By David Barwick – FRANKFURT (Econostream) – European Central Bank Governing Council member Olli Rehn's speech on Tuesday mounted the clearest argument yet for characterizing a likely June rate hike as an “insurance hike,” even as it illustrated the peril of the phrase.

The idea of adjusting monetary policy to “insure” against developments is nothing new, but the run-up to next week’s meeting has seen a marked revival of the concept. The reason is straightforward: inflation risks are up significantly following the Iran conflict, but there is still only limited hard evidence that higher energy prices are feeding through into wages or broader price-setting behavior, even if some inflation expectations measures have moved higher.

Under those circumstances, it is only natural to see a modest rate increase as insurance against the risk that inflation pressures eventually become entrenched, and Rehn embraced precisely that logic.

"Against that backdrop, while inflation risks have increased, a rate increase in June would be an insurance one, but not due to entrenched inflationary pressures," he said.

Rehn's reasoning is difficult to dismiss; by the time inflation has unmistakably become entrenched, the opportunity for a modest preventive response may already have passed.

Yet this is where the term "insurance hike" becomes problematic.

Once policymakers describe a move as insurance, they risk creating the impression that one hike should be enough. After all, one does not normally take out two insurance policies against the same event.

Indeed, the relatively dovish Rehn himself lent that view support. Discussing a scenario in which inflation rises more significantly and remains above target for longer, but without convincing evidence of broad-based second-round effects, he said that rates could be increased as insurance to keep inflation expectations anchored.

"But it would not imply a start of a hiking cycle or lead to a more forceful monetary policy response," he said.
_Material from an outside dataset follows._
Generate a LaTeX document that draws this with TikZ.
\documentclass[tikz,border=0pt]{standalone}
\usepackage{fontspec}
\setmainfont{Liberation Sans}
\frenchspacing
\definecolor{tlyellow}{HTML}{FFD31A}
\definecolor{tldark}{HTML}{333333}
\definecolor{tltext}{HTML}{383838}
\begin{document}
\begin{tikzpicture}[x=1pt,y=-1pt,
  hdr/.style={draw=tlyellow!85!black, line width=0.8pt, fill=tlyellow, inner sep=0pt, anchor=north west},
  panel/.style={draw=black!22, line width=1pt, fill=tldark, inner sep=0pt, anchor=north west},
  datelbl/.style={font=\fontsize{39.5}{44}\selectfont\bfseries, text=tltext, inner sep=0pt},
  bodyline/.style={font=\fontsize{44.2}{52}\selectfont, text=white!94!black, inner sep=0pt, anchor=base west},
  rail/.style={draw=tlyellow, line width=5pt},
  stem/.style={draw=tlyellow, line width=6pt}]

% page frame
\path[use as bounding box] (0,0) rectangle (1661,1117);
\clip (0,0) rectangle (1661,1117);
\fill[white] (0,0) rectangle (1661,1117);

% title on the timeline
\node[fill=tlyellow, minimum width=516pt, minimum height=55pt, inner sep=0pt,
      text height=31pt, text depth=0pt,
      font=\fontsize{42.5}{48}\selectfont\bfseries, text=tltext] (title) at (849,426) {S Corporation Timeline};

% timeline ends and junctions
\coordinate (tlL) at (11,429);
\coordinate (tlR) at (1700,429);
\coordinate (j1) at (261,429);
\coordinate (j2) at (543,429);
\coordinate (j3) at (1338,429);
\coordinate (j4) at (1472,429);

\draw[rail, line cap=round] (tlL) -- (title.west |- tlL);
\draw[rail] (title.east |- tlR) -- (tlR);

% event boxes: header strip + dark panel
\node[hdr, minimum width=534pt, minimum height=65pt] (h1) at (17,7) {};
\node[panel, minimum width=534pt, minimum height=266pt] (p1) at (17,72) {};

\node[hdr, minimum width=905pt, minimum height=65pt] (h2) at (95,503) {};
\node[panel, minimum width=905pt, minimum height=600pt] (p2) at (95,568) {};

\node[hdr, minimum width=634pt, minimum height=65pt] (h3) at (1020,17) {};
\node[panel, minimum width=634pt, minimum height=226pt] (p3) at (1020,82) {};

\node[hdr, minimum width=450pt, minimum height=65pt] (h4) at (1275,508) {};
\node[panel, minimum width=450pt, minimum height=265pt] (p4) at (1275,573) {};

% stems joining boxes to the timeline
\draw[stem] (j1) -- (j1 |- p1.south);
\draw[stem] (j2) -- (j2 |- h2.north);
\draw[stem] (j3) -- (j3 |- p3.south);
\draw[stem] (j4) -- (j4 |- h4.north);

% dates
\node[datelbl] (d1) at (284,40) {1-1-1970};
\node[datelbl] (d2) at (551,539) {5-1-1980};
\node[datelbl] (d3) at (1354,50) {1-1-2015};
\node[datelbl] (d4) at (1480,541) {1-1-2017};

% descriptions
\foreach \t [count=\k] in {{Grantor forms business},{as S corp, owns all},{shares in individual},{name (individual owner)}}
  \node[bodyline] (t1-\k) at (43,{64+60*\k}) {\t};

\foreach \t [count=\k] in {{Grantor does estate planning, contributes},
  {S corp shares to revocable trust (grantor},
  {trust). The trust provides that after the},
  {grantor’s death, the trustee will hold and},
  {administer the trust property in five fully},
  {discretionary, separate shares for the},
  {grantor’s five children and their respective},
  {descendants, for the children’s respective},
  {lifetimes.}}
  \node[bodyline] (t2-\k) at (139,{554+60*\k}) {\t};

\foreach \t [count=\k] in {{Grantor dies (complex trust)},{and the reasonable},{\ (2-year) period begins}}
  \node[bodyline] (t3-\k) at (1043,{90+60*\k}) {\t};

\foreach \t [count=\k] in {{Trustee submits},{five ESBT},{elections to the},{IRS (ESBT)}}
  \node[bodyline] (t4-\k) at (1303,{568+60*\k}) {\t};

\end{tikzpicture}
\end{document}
This goes to the heart of some Governing Council members’ uneasiness with the label.

An insurance hike is not necessarily a promise of "one and done." Such a promise would be incompatible with the ECB’s strictly data-driven, meeting-by-meeting, no-precommitment approach to policymaking — and with the extremely high uncertainty that makes confidence about future monetary policy unserious.
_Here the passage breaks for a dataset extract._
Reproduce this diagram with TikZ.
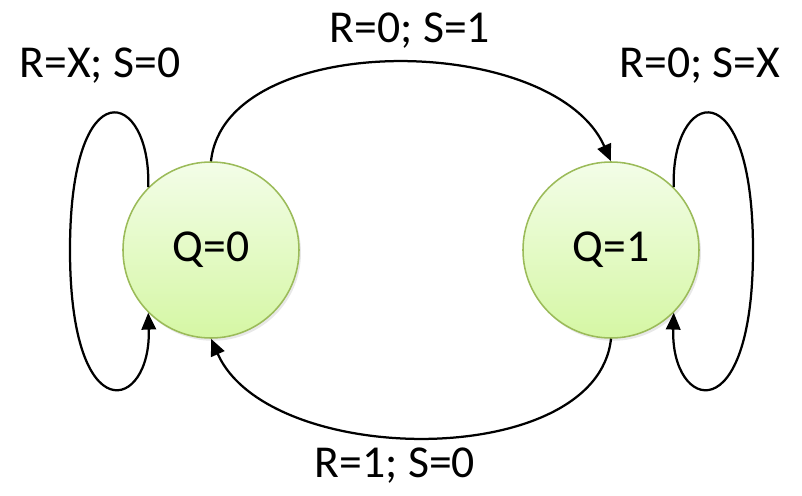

Yet it can easily sound like a promise. Whether explicitly or implicitly, once policymakers separate a rate increase from the beginning of a hiking cycle, they move dangerously close to offering guidance about what comes — or does not come — next.
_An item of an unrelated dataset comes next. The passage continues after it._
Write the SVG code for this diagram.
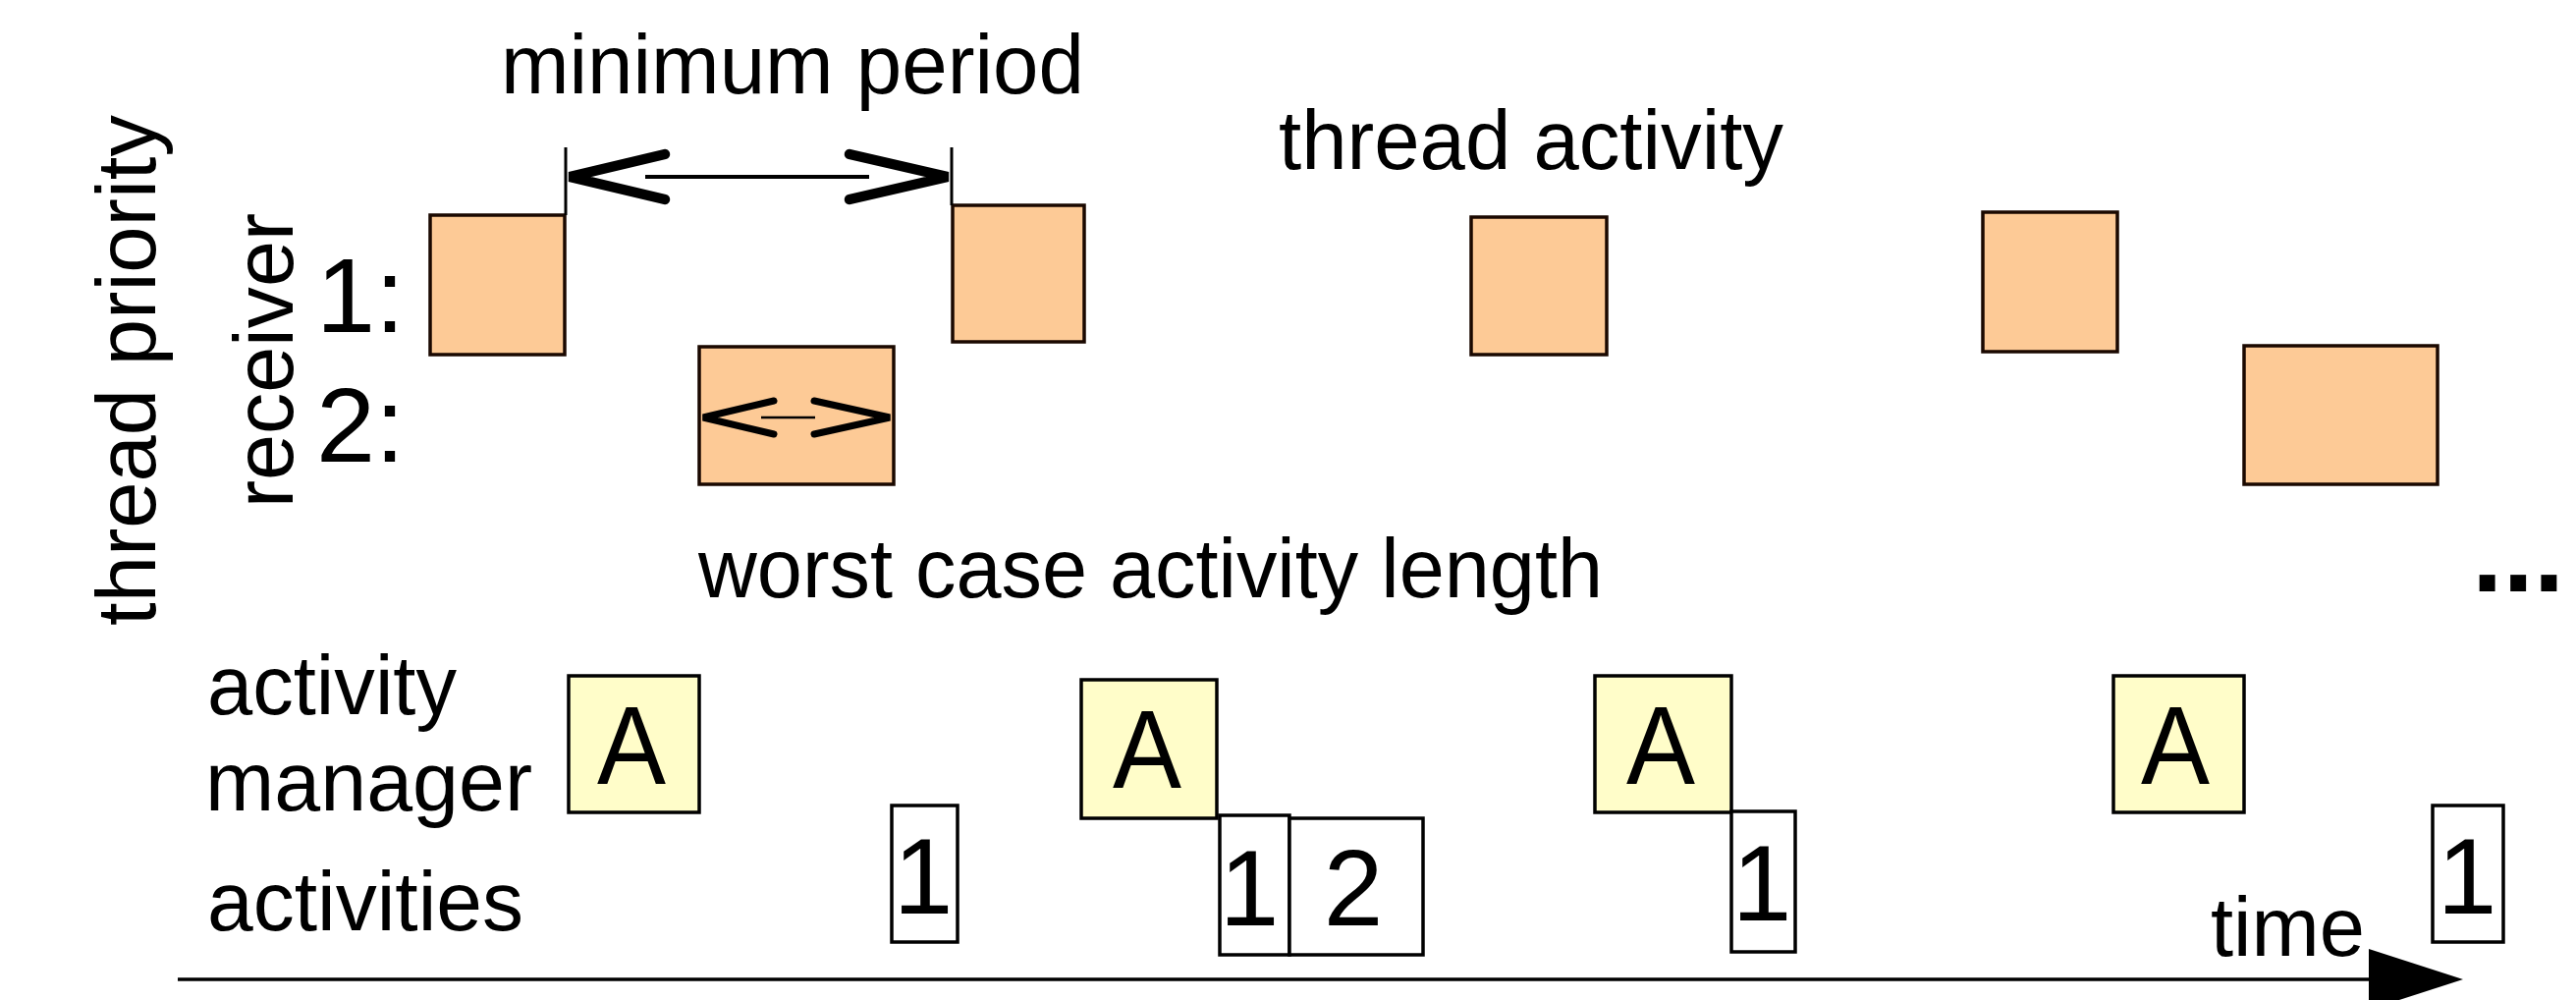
<svg xmlns="http://www.w3.org/2000/svg" width="2623" height="1018" viewBox="0 0 2623 1018">
<style>
  text { font-family: "Liberation Sans", Arial, sans-serif; fill: #000; }
  .lbl { font-size: 85px; }
  .vlbl { font-size: 85px; }
  .num { font-size: 109px; text-anchor: middle; }
  .big { font-size: 113px; text-anchor: middle; }
  .thr { fill: #FDCA96; stroke: #1a0800; stroke-width: 3.5; }
  .mgr { fill: #FFFDC9; stroke: #000; stroke-width: 3.5; }
  .act { fill: #FFFFFF; stroke: #000; stroke-width: 3.5; }
  .tick { stroke: #000; stroke-width: 3; fill: none; }
  .chev { stroke: #000; stroke-width: 10.5; fill: none; stroke-linecap: round; stroke-linejoin: miter; }
  .chevs { stroke: #000; stroke-width: 7; fill: none; stroke-linecap: round; stroke-linejoin: miter; }
</style>
<rect x="0" y="0" width="2623" height="1018" fill="#FFFFFF"/>

<!-- labels -->
<g id="labels">
  <text class="vlbl" transform="translate(158,637) rotate(-90)" textLength="520" lengthAdjust="spacingAndGlyphs">thread priority</text>
  <text class="vlbl" transform="translate(298,517) rotate(-90)" textLength="300" lengthAdjust="spacingAndGlyphs">receiver</text>
  <text x="322" y="338" style="font-size:108px">1:</text>
  <text x="322" y="470" style="font-size:108px">2:</text>
  <text class="lbl" x="510" y="95" textLength="594" lengthAdjust="spacingAndGlyphs">minimum period</text>
  <text class="lbl" x="1302" y="172" textLength="514" lengthAdjust="spacingAndGlyphs">thread activity</text>
  <text class="lbl" x="711" y="608" textLength="921" lengthAdjust="spacingAndGlyphs">worst case activity length</text>
  <text class="lbl" x="211" y="727" textLength="254" lengthAdjust="spacingAndGlyphs">activity</text>
  <text class="lbl" x="209" y="825" textLength="333" lengthAdjust="spacingAndGlyphs">manager</text>
  <text class="lbl" x="211" y="947" textLength="322" lengthAdjust="spacingAndGlyphs">activities</text>
  <text class="lbl" x="2251" y="973" textLength="157" lengthAdjust="spacingAndGlyphs">time</text>
  <text x="2517" y="602" style="font-size:113px;font-weight:bold">...</text>
</g>

<!-- thread activity boxes -->
<g id="thread1-a"><rect class="thr" x="438" y="219" width="137" height="142"/></g>
<g id="thread2-a"><rect class="thr" x="712" y="353" width="198" height="140"/></g>
<g id="thread1-b"><rect class="thr" x="970" y="209" width="134" height="139"/></g>
<g id="thread1-c"><rect class="thr" x="1498" y="221" width="138" height="140"/></g>
<g id="thread1-d"><rect class="thr" x="2019" y="216" width="137" height="142"/></g>
<g id="thread2-b"><rect class="thr" x="2285" y="352" width="197" height="141"/></g>

<!-- activity manager boxes -->
<g id="manager-1"><rect class="mgr" x="579" y="688" width="133" height="139"/><text class="big" x="643" y="798" textLength="70" lengthAdjust="spacingAndGlyphs">A</text></g>
<g id="manager-2"><rect class="mgr" x="1101" y="692" width="138" height="141"/><text class="big" x="1168" y="802" textLength="70" lengthAdjust="spacingAndGlyphs">A</text></g>
<g id="manager-3"><rect class="mgr" x="1624" y="688" width="139" height="139"/><text class="big" x="1691" y="798" textLength="70" lengthAdjust="spacingAndGlyphs">A</text></g>
<g id="manager-4"><rect class="mgr" x="2152" y="688" width="133" height="139"/><text class="big" x="2215" y="798" textLength="70" lengthAdjust="spacingAndGlyphs">A</text></g>

<!-- activity boxes -->
<g id="activity-1a"><rect class="act" x="908" y="820" width="67" height="139"/><text class="num" x="940" y="930">1</text></g>
<g id="activity-1b"><rect class="act" x="1242" y="830" width="71" height="142"/><text class="num" x="1272" y="942">1</text></g>
<g id="activity-2"><rect class="act" x="1313" y="833" width="136" height="139"/><text class="num" x="1378" y="942">2</text></g>
<g id="activity-1c"><rect class="act" x="1763" y="826" width="65" height="143"/><text class="num" x="1794" y="937">1</text></g>
<g id="activity-1d"><rect class="act" x="2477" y="820" width="72" height="139"/><text class="num" x="2512" y="930">1</text></g>

<!-- connectors -->
<g id="connectors">
  <line class="tick" x1="576" y1="150" x2="576" y2="219"/>
  <line class="tick" x1="969" y1="150" x2="969" y2="209"/>
  <line x1="657" y1="180" x2="885" y2="180" stroke="#000" stroke-width="4"/>
  <polyline class="chev" points="677,157 580,180 677,203"/>
  <polyline class="chev" points="865,157 965,180 865,203"/>
  <line x1="775" y1="425" x2="830" y2="425" stroke="#000" stroke-width="2.5"/>
  <polyline class="chevs" points="788,408 716,425 788,442"/>
  <polyline class="chevs" points="829,408 906,425 829,442"/>
  <line x1="181" y1="997" x2="2415" y2="997" stroke="#000" stroke-width="3.5"/>
  <polygon points="2412,966 2508,997 2412,1028" fill="#000"/>
</g>
</svg>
This tension is visible elsewhere in the current debate. For example, in our interview last week with Governing Council member Gediminas Šimkus, he rejected the June insurance hike characterization.

"I do not think of this as an insurance hike," he said. "The nature of supply-side shocks is such that we have to weigh inflationary pressures that could become entrenched against the effect on an economy that is weak. At the moment, we still do not have much hard data on inflation."

At first glance, this sounds very different from Rehn's position. In reality, the gap is narrow.

Like Rehn, Šimkus believes policymakers are operating with limited information. Like Rehn, he sees the risk that inflation pressures could become entrenched. Like Rehn, he supports a June hike despite the absence of compelling evidence that such entrenchment has already occurred.

The difference is that Šimkus appears unwilling to attach a label that could be interpreted as an expectation that June will be all there is.

Rehn's speech offers a direct answer to that concern. The reason a June move can be described as insurance, he argues, is that inflation pressures are not yet entrenched. But, as he also made clear, that does not mean one hike has to suffice. Whether further action is needed depends on how the shock evolves and how households, firms and wage negotiators respond.

Rehn explicitly warned that the analysis could change if the conflict becomes prolonged and if the transmission from energy prices to wages and broader inflation proves stronger than currently observed. "It is therefore critical to monitor incoming data exceptionally closely," he said.

This is the subtlety at the heart of Rehn's argument.

A June hike would not represent the start of a hiking cycle under the ECB's current assessment of the situation. But neither would it rule one out; the same uncertainty that justifies an insurance hike also prevents policymakers from knowing whether one hike will ultimately prove sufficient.

That may be why the term continues to divide opinion within the Governing Council. It captures the logic behind a June move, but only imperfectly captures the uncertainty surrounding everything that might follow.

For ECB President Christine Lagarde, this is reason enough to avoid the phrase altogether next week. Rehn can devote a carefully reasoned speech to explaining what an insurance hike does and does not mean. A real-time press conference is a less forgiving venue.

Describing the Governing Council’s decision in conventional meeting-by-meeting, data-dependent terms would leave the same options available while avoiding a harmful debate over whether the ECB has implicitly promised that June will be enough.